Dutch government seeks to win over Afghan doubters

The Dutch government modified its proposed mission to train Afghan police Thursday, hoping to win the approval of reluctant lawmakers.
The proposal for the 545-strong training mission is the first major test of Prime Minister Mark Rutte's maneuverability in a parliament where his two-party conservative coalition is in the minority.
In a key concession to opposition lawmakers, the government said it will increase training from six to 18 weeks for Afghan police recruits in the northern province of Kunduz.
Cadets also will learn about "human rights, women's and children's rights and integrity," in addition to regular weapons training, the government said.
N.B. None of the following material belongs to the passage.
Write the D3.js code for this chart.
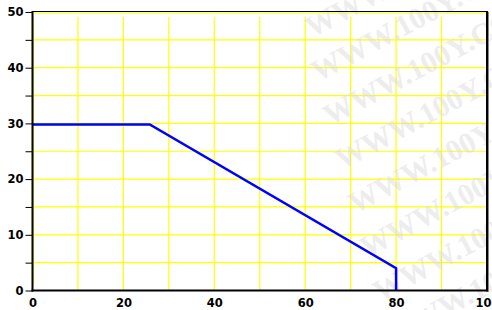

Those who are illiterate will learn to read and write.
In a six-page letter explaining the mission, Rutte's administration said "the Dutch approach to training will rise above" police training courses currently run by NATO in Afghanistan.
"The new approach is better adapted to the reality in Afghanistan and more focussed on civilian tasks," the letter said.
The government also will seek a commitment from Afghan authorities that Dutch-trained police will not be used for military missions.
The opposition Labor Party, which opposes the mission, said such a pledge would likely be meaningless in Afghanistan.
"It is an illusion to say that the police we train will only carry out (civilian) police work," said Labor's Frans Timmermans.
The mission will be made up of civilian and military police trainers with Dutch soldiers as support staff, all protected by German troops. Four F-16 fighter jets already stationed in southern Afghanistan will be moved closer to Kunduz.
The previous Dutch government collapsed last year amid disagreement over keeping some 1,600 troops in the southern Afghanistan province of Uruzgan. The troops were ultimately withdrawn after a four-year deployment that cost the lives of 24 Dutch soldiers.
Training Afghanistan's police force and military by the European Union and NATO is seen as key to the exit strategy of the U.S.-led international alliance fighting the Taliban-led insurgency.
Speaking to lawmakers in Kabul on Wednesday, Afghan President Hamid Karzai pledged to take over responsibility for security nationwide by 2014.
"Our Afghan security forces are in good shape right now. We are going to do our best to strengthen the quantity and quality of those forces," he said. "That will give the international forces the opportunity to go back to their homes."
Afghan Interior Minister Bismullah Mohammadi traveled to The Hague Monday to appeal for the new mission.
"We desperately need qualified trainers," he said. "I urge the international community and the Netherlands to help us with their professional police."